Maximum number of Simultaneous Users

  • Hi All,

    I have the following situation.

    An instance of SQL Server 2008 R2 running Windows Server 2008 R2.

    I have a website which connects to this database and inserts records in around 6 tables(All have Identity column as Primary Key).

    We have lot of inserts into these 6 tables when there are active users on the website.

    Last time I had lot of traffic on the website it slowed down.

    Now the problem is we might have a lot of users (25000) simultaneously on the website.

    How do I make this scalable and not let the db slow down ? How do I handle the Identity column on these tables?

    Thanks,

    Suri

  • the identity() columns themselves are not a problem; I read an

    article years ago where SQL2000 could handle 400 new identity values per second in a table...and that was given the hardware at the time was a lot less than today.

    lots of constraints, like FK's, check constraints, etc tend to slow things down more than identity() columns ever will.

    tuning this situation's going to be a bit more details, and a lot less general; i think you might want to get some of the performance monitoring tools in place, see where the bottlenecks really are, and tune from there.

    Lowell


    --help us help you!
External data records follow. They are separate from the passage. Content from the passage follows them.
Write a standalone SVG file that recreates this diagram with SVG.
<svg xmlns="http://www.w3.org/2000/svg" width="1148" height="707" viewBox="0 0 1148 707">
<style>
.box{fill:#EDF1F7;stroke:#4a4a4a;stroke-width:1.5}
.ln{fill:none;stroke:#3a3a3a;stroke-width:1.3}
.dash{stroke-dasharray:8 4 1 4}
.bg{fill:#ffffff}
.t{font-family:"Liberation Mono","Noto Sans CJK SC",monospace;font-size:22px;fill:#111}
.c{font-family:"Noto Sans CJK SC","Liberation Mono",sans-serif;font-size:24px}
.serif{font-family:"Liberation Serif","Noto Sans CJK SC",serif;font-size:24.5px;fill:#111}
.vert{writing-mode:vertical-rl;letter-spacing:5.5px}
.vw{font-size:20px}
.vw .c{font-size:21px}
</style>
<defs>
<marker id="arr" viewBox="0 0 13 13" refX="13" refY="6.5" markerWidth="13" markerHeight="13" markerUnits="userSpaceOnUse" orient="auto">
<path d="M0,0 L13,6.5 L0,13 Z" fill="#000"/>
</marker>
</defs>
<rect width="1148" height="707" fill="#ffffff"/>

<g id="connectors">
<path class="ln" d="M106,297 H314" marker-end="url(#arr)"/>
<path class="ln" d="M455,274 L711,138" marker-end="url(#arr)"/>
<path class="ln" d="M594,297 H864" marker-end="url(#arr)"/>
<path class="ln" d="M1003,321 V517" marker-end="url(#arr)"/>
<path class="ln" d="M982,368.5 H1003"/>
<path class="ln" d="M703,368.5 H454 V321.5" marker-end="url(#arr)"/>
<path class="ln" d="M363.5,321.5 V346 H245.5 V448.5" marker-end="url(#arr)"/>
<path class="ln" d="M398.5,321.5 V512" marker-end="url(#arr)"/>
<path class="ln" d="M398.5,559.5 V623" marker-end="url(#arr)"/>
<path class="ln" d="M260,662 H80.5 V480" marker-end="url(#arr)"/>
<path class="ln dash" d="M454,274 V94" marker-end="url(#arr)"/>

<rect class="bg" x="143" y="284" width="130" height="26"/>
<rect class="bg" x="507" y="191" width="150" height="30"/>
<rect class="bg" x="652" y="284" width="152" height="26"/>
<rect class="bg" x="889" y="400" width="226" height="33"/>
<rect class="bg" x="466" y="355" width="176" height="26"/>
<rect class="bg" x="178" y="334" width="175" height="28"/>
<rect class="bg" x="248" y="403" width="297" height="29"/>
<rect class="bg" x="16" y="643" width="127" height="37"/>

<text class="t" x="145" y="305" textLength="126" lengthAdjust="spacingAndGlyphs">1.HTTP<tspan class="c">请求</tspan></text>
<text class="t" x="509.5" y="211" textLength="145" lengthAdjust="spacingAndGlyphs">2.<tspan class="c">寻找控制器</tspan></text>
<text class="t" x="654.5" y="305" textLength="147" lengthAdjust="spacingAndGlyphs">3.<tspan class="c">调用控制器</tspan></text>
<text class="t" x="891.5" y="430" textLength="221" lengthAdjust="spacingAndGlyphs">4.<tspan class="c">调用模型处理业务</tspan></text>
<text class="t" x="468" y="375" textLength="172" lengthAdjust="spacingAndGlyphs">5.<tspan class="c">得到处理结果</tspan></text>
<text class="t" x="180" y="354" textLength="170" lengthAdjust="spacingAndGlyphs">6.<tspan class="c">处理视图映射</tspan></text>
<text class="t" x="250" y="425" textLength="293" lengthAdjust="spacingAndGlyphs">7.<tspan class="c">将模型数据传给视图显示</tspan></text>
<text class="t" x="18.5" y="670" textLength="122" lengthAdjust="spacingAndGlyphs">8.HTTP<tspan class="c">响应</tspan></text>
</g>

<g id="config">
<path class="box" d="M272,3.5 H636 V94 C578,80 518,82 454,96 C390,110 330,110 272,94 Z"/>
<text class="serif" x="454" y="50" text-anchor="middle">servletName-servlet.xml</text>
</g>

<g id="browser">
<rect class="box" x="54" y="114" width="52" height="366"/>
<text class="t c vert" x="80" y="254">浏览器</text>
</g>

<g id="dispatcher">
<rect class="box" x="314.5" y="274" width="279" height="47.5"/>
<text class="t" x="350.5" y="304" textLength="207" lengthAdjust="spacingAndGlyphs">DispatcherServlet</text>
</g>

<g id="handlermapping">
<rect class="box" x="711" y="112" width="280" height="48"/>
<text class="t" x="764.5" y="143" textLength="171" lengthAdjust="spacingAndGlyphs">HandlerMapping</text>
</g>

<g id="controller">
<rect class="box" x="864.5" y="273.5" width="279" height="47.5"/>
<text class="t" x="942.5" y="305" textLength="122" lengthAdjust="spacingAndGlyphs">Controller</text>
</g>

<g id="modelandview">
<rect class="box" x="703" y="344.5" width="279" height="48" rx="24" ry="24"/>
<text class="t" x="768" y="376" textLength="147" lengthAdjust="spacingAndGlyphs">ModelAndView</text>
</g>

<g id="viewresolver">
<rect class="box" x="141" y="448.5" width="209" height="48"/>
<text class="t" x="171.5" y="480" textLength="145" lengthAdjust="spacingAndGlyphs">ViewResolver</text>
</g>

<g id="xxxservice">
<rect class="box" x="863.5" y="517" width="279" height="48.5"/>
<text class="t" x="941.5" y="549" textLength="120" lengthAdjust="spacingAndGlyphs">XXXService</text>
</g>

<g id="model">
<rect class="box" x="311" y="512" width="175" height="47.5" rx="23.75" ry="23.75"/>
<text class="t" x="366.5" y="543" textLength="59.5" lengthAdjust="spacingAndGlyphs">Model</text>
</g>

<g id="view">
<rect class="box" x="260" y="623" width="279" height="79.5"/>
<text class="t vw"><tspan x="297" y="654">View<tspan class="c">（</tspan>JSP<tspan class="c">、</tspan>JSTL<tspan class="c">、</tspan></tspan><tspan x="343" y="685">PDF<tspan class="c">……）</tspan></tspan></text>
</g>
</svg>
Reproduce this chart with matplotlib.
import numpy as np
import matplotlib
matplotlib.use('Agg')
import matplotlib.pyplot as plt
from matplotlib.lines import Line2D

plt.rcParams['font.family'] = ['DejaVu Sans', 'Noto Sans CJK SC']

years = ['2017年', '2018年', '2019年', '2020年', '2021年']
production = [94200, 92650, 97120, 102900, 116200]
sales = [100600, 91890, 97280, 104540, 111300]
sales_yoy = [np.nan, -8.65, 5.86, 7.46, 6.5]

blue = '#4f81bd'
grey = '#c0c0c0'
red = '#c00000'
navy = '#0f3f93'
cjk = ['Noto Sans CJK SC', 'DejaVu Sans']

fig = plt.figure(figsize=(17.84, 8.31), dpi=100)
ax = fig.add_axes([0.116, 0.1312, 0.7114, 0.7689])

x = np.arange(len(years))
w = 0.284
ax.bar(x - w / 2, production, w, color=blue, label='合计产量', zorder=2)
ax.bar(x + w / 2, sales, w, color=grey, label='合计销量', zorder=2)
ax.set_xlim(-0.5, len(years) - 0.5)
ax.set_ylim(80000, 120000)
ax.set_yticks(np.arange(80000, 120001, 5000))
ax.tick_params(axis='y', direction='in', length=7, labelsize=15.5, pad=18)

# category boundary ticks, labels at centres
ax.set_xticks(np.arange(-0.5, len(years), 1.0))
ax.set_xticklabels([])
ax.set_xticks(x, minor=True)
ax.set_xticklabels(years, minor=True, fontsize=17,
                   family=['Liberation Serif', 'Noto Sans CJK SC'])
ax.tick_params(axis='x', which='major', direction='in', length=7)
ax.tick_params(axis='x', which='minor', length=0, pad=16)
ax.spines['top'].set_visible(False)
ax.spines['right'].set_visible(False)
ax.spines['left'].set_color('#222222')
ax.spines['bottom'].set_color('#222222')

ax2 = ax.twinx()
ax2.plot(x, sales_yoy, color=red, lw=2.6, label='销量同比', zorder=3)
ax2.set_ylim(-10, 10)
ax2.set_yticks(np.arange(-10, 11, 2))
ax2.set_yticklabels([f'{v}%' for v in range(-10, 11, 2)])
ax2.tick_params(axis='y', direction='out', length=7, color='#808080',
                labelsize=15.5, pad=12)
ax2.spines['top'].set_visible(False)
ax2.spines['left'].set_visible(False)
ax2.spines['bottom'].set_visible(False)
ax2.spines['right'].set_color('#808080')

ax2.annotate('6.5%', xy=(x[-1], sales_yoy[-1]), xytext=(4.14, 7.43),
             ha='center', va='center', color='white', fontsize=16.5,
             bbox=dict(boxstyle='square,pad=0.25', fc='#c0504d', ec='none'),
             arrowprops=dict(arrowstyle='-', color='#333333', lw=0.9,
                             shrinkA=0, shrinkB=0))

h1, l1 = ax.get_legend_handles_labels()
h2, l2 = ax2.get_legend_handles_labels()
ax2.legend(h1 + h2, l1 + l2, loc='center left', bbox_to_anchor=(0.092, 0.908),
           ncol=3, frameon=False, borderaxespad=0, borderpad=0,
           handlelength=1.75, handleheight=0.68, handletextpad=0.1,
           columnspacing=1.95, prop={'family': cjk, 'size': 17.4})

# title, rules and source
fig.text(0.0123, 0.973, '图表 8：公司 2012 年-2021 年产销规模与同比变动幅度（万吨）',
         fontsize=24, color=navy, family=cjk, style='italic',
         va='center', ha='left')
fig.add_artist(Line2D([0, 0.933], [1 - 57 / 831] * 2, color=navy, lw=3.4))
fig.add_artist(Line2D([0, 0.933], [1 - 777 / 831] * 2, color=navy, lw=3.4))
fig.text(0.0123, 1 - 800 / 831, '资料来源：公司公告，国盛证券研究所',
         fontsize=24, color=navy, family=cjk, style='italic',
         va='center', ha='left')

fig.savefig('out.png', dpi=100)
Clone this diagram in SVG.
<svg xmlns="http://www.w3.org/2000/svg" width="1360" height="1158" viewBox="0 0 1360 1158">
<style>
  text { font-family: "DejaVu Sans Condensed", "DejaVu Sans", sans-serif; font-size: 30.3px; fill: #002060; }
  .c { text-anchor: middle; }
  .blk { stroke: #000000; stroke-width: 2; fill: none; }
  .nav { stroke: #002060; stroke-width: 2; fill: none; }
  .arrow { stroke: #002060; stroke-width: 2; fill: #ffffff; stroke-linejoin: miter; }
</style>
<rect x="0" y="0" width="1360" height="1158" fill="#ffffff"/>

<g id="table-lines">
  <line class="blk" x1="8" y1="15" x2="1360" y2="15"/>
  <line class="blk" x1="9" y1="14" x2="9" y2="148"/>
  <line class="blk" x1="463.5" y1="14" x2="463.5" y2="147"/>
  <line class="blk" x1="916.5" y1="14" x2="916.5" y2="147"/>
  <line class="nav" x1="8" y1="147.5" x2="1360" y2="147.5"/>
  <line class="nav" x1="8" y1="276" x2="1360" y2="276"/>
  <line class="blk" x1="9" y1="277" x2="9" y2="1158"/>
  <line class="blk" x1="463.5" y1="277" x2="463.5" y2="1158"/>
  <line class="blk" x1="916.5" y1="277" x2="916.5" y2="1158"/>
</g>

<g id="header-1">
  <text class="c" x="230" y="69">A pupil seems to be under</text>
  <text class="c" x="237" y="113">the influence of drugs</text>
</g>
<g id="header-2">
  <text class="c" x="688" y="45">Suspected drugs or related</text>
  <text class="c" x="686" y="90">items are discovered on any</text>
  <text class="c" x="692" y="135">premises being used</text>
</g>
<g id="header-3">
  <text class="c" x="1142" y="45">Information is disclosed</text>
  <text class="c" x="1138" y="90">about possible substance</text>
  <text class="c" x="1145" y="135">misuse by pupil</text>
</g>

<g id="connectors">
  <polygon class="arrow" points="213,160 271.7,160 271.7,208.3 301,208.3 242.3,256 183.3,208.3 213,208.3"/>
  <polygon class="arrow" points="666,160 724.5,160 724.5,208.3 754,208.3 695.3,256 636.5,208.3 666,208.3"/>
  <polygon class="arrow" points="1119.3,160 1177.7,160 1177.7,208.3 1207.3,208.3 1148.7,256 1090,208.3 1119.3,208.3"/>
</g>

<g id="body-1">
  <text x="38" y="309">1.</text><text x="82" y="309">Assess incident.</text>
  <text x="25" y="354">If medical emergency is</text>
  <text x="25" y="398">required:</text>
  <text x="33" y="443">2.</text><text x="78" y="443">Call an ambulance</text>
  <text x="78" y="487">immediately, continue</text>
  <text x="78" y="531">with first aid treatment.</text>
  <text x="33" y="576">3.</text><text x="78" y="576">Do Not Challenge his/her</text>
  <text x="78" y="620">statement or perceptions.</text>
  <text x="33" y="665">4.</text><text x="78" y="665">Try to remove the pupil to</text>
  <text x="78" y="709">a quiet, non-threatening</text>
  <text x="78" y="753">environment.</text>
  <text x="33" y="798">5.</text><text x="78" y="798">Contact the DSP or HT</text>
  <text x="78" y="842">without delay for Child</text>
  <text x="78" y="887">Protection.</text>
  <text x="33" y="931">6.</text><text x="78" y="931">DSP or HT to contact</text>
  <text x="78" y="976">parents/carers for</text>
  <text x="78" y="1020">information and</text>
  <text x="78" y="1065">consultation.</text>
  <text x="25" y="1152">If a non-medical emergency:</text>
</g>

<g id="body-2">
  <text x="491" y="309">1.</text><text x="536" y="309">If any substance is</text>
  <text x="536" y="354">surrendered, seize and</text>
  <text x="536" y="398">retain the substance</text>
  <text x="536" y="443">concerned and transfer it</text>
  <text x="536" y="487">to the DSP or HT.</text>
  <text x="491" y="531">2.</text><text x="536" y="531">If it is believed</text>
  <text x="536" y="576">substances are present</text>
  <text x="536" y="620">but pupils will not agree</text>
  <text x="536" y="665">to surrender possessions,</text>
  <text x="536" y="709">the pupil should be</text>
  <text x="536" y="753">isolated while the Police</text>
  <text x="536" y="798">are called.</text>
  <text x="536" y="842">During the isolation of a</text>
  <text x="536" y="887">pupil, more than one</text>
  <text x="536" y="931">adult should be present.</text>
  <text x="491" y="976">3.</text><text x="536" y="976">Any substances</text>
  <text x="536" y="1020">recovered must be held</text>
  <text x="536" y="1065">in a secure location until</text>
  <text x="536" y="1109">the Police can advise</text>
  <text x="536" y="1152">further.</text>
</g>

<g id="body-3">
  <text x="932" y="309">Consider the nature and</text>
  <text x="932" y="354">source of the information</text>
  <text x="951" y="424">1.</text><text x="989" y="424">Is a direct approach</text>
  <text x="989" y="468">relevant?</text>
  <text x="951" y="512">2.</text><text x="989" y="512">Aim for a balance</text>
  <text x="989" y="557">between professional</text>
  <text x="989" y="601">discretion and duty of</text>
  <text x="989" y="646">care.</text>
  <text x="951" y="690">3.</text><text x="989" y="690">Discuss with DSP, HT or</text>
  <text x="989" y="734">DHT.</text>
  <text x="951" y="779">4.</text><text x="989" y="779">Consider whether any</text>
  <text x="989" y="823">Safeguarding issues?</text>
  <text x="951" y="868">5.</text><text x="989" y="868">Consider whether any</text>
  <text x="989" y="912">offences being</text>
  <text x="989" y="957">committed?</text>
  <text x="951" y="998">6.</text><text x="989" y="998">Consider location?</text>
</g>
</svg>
If you post a question, make sure you include a CREATE TABLE... statement and INSERT INTO... statement into that table to give the volunteers here representative data. with your description of the problem, we can provide a tested, verifiable solution to your question! asking the question the right way gets you a tested answer the fastest way possible!

  • Thanks for the reply.

    I cannot test my solution because I dont know to have 25000 concurrent users on the website. Also their navigation through the site.

    I am running sql standard edition . Will clustering help anyway and how will it handle the identity problem ?

  • no i was thinking that you should run monitoring tools against your live server and gather statistics that help identify your bottlenecks;

    there's a link on this thread that has a good writeup on comparing different tools, and if you search for "monitoring" here on SSC there's a lot of good articles and threads

    http://qa.sqlservercentral.com/Forums/Topic872079-146-1.aspx

    Lowell


    --help us help you! If you post a question, make sure you include a CREATE TABLE... statement and INSERT INTO... statement into that table to give the volunteers here representative data. with your description of the problem, we can provide a tested, verifiable solution to your question! asking the question the right way gets you a tested answer the fastest way possible!

  • Hello Lowell,

    Thanks for the quick replies.

    As you said we can insert 400 rows in sql 2000 per second. Using the info you provided and @@max_connections how can I find out the max number of users I can have concurrently who insert into the tables ?

    I understand the identification of the bottleneck you have suggested. I will surely look into this

    My primary goal is to find out how many users my database can support , with all of the user inserting records concurrently

  • Hi If all Users are only reading the data then just create a Snapshot of ur Db that will help you in a bigway

    NEVER NEVER EVER GIVE UP;-)

  • You will need to collect statistics like what was suggested using some tool. Perfmon is free and works. The only way to determine your bottleneck is to collect the data and look at the values to see what resources you have contention for and then look closer at that resource. It could be one of many things we would just be guessing.

    Start at a high level and work down to a granular level rather than focusing on the identity property. Long tern you will want to baseline your system so you have data values to compare to and can trend over time. As things change on your system the max supportable users is a moving target and directly relates to resource performance.